13. Issue No.3 – Disallowance of commission expenses- 11,64,626/-

Ground No.3 of assessee appeal.

We have heard the rival submissions and perused the materials available on record. The assessee has claimed expenses Rs. 1,84,07,654/- for the year under consideration under the head Commission and brokerage. The details of the same were duly furnished by supporting evidences by the assessee before the Ld. AO. The Ld. AO on perusal of the same observed that the commission payments made to following two parties were not supported by bills and hence, the same is to be disallowed u/s 37 of the Act as not related to the business:

“1.

Hemara Global Advisors LLC- Rs.10,58,357/-
2. Radovan Damjanovic- Rs.1,06,268/-
Total Rs.11,64,626/-

14. The assessee produced the bills and vouchers for the payment of the aforesaid commission before the Ld. CIT(A). The Ld.
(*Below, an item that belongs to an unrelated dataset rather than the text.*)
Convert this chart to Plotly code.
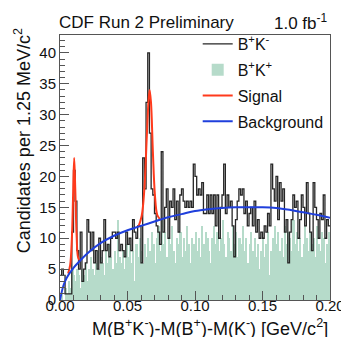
import numpy as np
import plotly.graph_objects as go

# ─── data ─────────────────────────────────────────────────────────────────────
BIN_W = 0.00125  # 1.25 MeV/c^2
X_LO = 0.0

# B+K- candidates per bin (160 bins, 0 - 0.2 GeV/c^2)
bk_minus = [
    4, 5, 4, 1, 1, 1, 1, 11, 21, 16,
    8, 5, 11, 3, 5, 6, 13, 11, 8, 11,
    6, 8, 5, 10, 6, 8, 13, 8, 9, 7,
    10, 11, 11, 10, 11, 8, 9, 8, 7, 11,
    9, 10, 8, 13, 11, 10, 12, 12, 6, 23,
    18, 32, 40, 27, 18, 17, 14, 12, 11, 9,
    24, 11, 15, 18, 10, 16, 15, 18, 13, 16,
    11, 17, 18, 16, 15, 16, 15, 16, 15, 22,
    20, 17, 18, 17, 19, 14, 14, 17, 14, 17,
    14, 17, 12, 17, 10, 15, 17, 22, 14, 17,
    15, 16, 12, 7, 13, 16, 18, 17, 18, 14,
    16, 12, 14, 15, 12, 16, 11, 13, 10, 11,
    10, 12, 11, 14, 12, 22, 18, 16, 20, 13,
    19, 16, 18, 11, 13, 6, 11, 13, 17, 15,
    16, 10, 13, 17, 15, 12, 19, 14, 11, 8,
    19, 15, 13, 10, 14, 13, 17, 10, 13, 12,
]

# B+K+ (same-sign) candidates per bin
bk_plus = [
    0, 1, 0, 2, 1, 3, 2, 5, 4, 3,
    5, 4, 2, 5, 4, 6, 3, 5, 7, 5,
    4, 6, 8, 5, 7, 6, 4, 8, 6, 9,
    7, 5, 8, 6, 13, 7, 6, 8, 5, 9,
    7, 9, 6, 8, 3, 9, 7, 10, 8, 6,
    9, 7, 10, 8, 11, 9, 6, 10, 12, 8,
    13, 9, 11, 7, 10, 9, 12, 8, 6, 10,
    9, 11, 7, 10, 8, 12, 9, 6, 10, 9,
    11, 8, 10, 7, 12, 9, 11, 10, 8, 6,
    10, 12, 9, 11, 8, 10, 13, 9, 7, 11,
    10, 8, 12, 9, 11, 7, 10, 9, 12, 8,
    10, 6, 9, 11, 8, 10, 7, 9, 5, 8,
    10, 7, 9, 11, 4, 8, 10, 12, 9, 11,
    8, 10, 7, 12, 9, 11, 10, 8, 13, 9,
    11, 8, 10, 7, 9, 12, 10, 8, 11, 9,
    10, 7, 12, 9, 8, 11, 10, 6, 9, 11,
]

# background fit curve
bkg_x = [0.0, 0.0025, 0.005, 0.01, 0.015, 0.02, 0.03, 0.04, 0.05, 0.06, 0.07,
         0.08, 0.09, 0.10, 0.11, 0.12, 0.13, 0.14, 0.15, 0.16, 0.17, 0.18,
         0.19, 0.20]
bkg_y = [0.0, 2.3, 3.6, 5.2, 6.4, 7.5, 9.2, 10.4, 11.3, 12.0, 12.7,
         13.4, 13.9, 14.4, 14.7, 14.9, 15.0, 15.0, 15.0, 14.9, 14.6, 14.2,
         13.8, 13.3]

# signal + background around the two peaks (None splits the segments)
sig_x = [0.0060, 0.0075, 0.0088, 0.0097, 0.0105, 0.0113, 0.0123, 0.0135, 0.0150,
         None,
         0.0580, 0.0605, 0.0625, 0.0642, 0.0655, 0.0664, 0.0674, 0.0688, 0.0703,
         0.0720, 0.0740]
sig_y = [4.3, 5.6, 10.0, 17.0, 23.0, 18.0, 10.5, 6.8, 6.3,
         None,
         11.8, 13.6, 18.0, 26.0, 32.0, 34.0, 32.0, 24.0, 17.0,
         13.8, 13.1]

GREEN = "#b6dbca"
RED = "#ff3a1c"
BLUE = "#1f3fdc"
FONT = "Liberation Sans, Arial, sans-serif"

edges = X_LO + BIN_W * np.arange(len(bk_minus) + 1)
centers = edges[:-1] + BIN_W / 2

fig = go.Figure()
fig.add_trace(go.Bar(x=centers, y=bk_plus, width=BIN_W, name="B<sup>+</sup>K<sup>+</sup>",
                     marker=dict(color=GREEN, line=dict(width=0)), legendrank=2,
                     legendgroup="b"))
fig.add_trace(go.Scatter(x=edges, y=bk_minus + [bk_minus[-1]], mode="lines",
                         line=dict(shape="hv", color="#262626", width=1.3),
                         name="B<sup>+</sup>K<sup>-</sup>", legendrank=1, legendgroup="a"))
fig.add_trace(go.Scatter(x=sig_x, y=sig_y, mode="lines", name="Signal",
                         line=dict(color=RED, width=2, shape="spline"),
                         legendrank=3, legendgroup="c"))
fig.add_trace(go.Scatter(x=bkg_x, y=bkg_y, mode="lines", name="Background",
                         line=dict(color=BLUE, width=2, shape="spline"),
                         legendrank=4, legendgroup="d"))

axis_common = dict(showgrid=False, zeroline=False, showline=True, linecolor="#555",
                   linewidth=1, mirror=True, ticks="inside", ticklen=9, tickcolor="#555",
                   tickfont=dict(size=15, color="#111"))
fig.update_xaxes(range=[0, 0.2], tickvals=[0, 0.05, 0.10, 0.15, 0.20],
                 tickformat=".2f", ticklabelstandoff=-8,
                 minor=dict(ticks="inside", ticklen=5, dtick=0.01, tickcolor="#555"),
                 **axis_common)
fig.update_yaxes(range=[0, 42.9], tickvals=[0, 5, 10, 15, 20, 25, 30, 35, 40],
                 minor=dict(ticks="inside", ticklen=5, dtick=1, tickcolor="#555"),
                 **axis_common)

ann = dict(xref="paper", yref="paper", showarrow=False, font=dict(size=17, color="#111"))
fig.add_annotation(text="CDF Run 2 Preliminary", x=-0.01, y=1.049, xanchor="left",
                   yanchor="middle", **ann)
fig.add_annotation(text="1.0 fb<sup>-1</sup>", x=1.0, y=1.049, xanchor="right",
                   yanchor="middle", **ann)
fig.add_annotation(text="M(B<sup>+</sup>K<sup>-</sup>)-M(B<sup>+</sup>)-M(K<sup>-</sup>) [GeV/c<sup>2</sup>]",
                   x=1.0, y=-0.104, xanchor="right", yanchor="middle",
                   xref="paper", yref="paper", showarrow=False,
                   font=dict(size=18, color="#111"))
fig.add_annotation(text="Candidates per 1.25 MeV/c<sup>2</sup>", x=-0.14, y=0.6,
                   textangle=-90, xanchor="center", yanchor="middle",
                   xref="paper", yref="paper", showarrow=False,
                   font=dict(size=18, color="#111"))

fig.update_layout(
    width=349, height=337,
    margin=dict(l=52, r=17, t=27, b=45),
    paper_bgcolor="white", plot_bgcolor="white",
    font=dict(family=FONT, color="#111"),
    bargap=0, barmode="overlay",
    legend=dict(x=0.51, y=1.03, xanchor="left", yanchor="top", bgcolor="rgba(255,255,255,0)",
                font=dict(size=16), tracegroupgap=2),
)

fig.write_html("out.html")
CIT(A), however, observed that though bills were submitted by the assessee, there was no formal written agreement between the assessee and the aforesaid two commission agents and accordingly, assessee had also failed to prove the actual rendition of services by aforesaid two parties. With these observations, the Ld. CIT(A) upheld the disallowance.
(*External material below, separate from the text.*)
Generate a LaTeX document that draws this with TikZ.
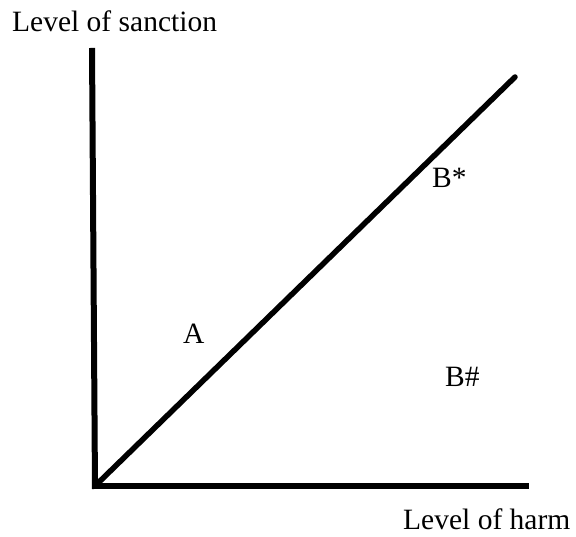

15. The Ld. AR before us stated that the payments were made by account payee cheque to the aforesaid two parties after due deduction of tax at source and pleaded for allowability of the said expenditure as incurred for the purpose of business. In our considered opinion, it is fact on record that whether these payees had indeed actually rendered any services to the assessee to enable them to get payment of commission from the assessee is a fact to be examined by the Ld. AO. Once, it is proved that these two payees had indeed rendered services to the assessee, then the commission expenditure become allowable expenditure. With these directions, we deem it fit to appropriate to restore this issue to the file of the Ld. AO to decide the same in view of the above mentioned directions. The assessee is also at liberty to furnish fresh evidences, if any, in support of its contentions. Accordingly, the ground No.3 raised by the assessee is allowed for statistical purposes.

16. The ground No.4 raised by the assessee is general in nature and does not require any specific adjudication.

17. In the result, the appeal of the assessee is partly allowed for statistical purposes and appeal of the Revenue is partly allowed.

Order pronounced in the open court on 13th October, 2023.